-- Wahyu D/Aju
Sebagian bahasa yang tersebar di Nusantara belum didokumentasikan sehingga dikhawatirkan akan punah.
“Entah apa maksud pemerintah, mungkin supaya singkat,” kata Johny ketika dihubungi SH saat sedang menyiapkan makalah literasi di sebuah acara di Bali, Kamis (5/9). Namun apa mau dikata, kalaupun diberi masukan bisa jadi pemerintah tetap bergeming dengan keputusannya.
Jumlah bahasa di Indonesia menurut versi etnologi ada 719, tapi 13 di antaranya sudah punah atau bahasa yang masih dituturkan tinggal 706.
Separuh atau 50 persen dari bahasa tersebut kini masih digunakan oleh para orang tua, tetapi anak-anak muda sudah tidak menggunakan bahasa ibu tersebut. Johny mencontohkan, bahasa Jawa kromo inggil yang sudah hampir punah karena saat ini hanya digunakan oleh para orang tua.

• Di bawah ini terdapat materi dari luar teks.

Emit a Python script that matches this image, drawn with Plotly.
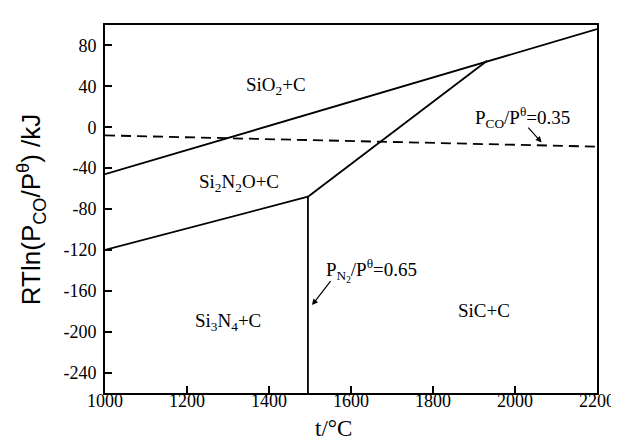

“Indikatornya penggunaan pada anak-anak. Kalau anak-anak sudah tidak memakai bahasa ibu, artinya bahasa itu sudah terancam. Kromo inggil di Jawa sudah tidak pakai lagi oleh anak-anak,” ia menambahkan.
Tentu saja kenyataan ini menimbulkan kekhawatiran akan punahnya suatu bahasa setelah para orang tua tersebut meninggal nanti. Padahal, sebagian dari bahasa itu belum didokumentasikan. Kalaupun sudah ada yang mengabadikan dalam bentuk tulisan, kebanyakan dilakukan oleh para ahli dari luar negeri.
“Untuk budaya memang ada yang sudah didokumentasikan, tapi bahasa belum. Sebagian kecil masyarakat saja yang sadar untuk mendokumentasikan bahasa, adat istiadat, dan local wisdom atau kearifan lokal,” kata Johny.
Hal yang lebih mengkhawatirkan lagi adalah apabila suatu bahasa sudah tidak dipakai lagi maka otomastis budayanya akan ikut hilang. Karena, bahasa merekam budaya itu. Misalnya, cara berpikir dan kearifan lokal dituangkan dalam bahasa. Sayangnya, banyak tata krama yang dituangkan dalam bahasa kini sudah hilang dan anak-anak muda tidak memakainya lagi.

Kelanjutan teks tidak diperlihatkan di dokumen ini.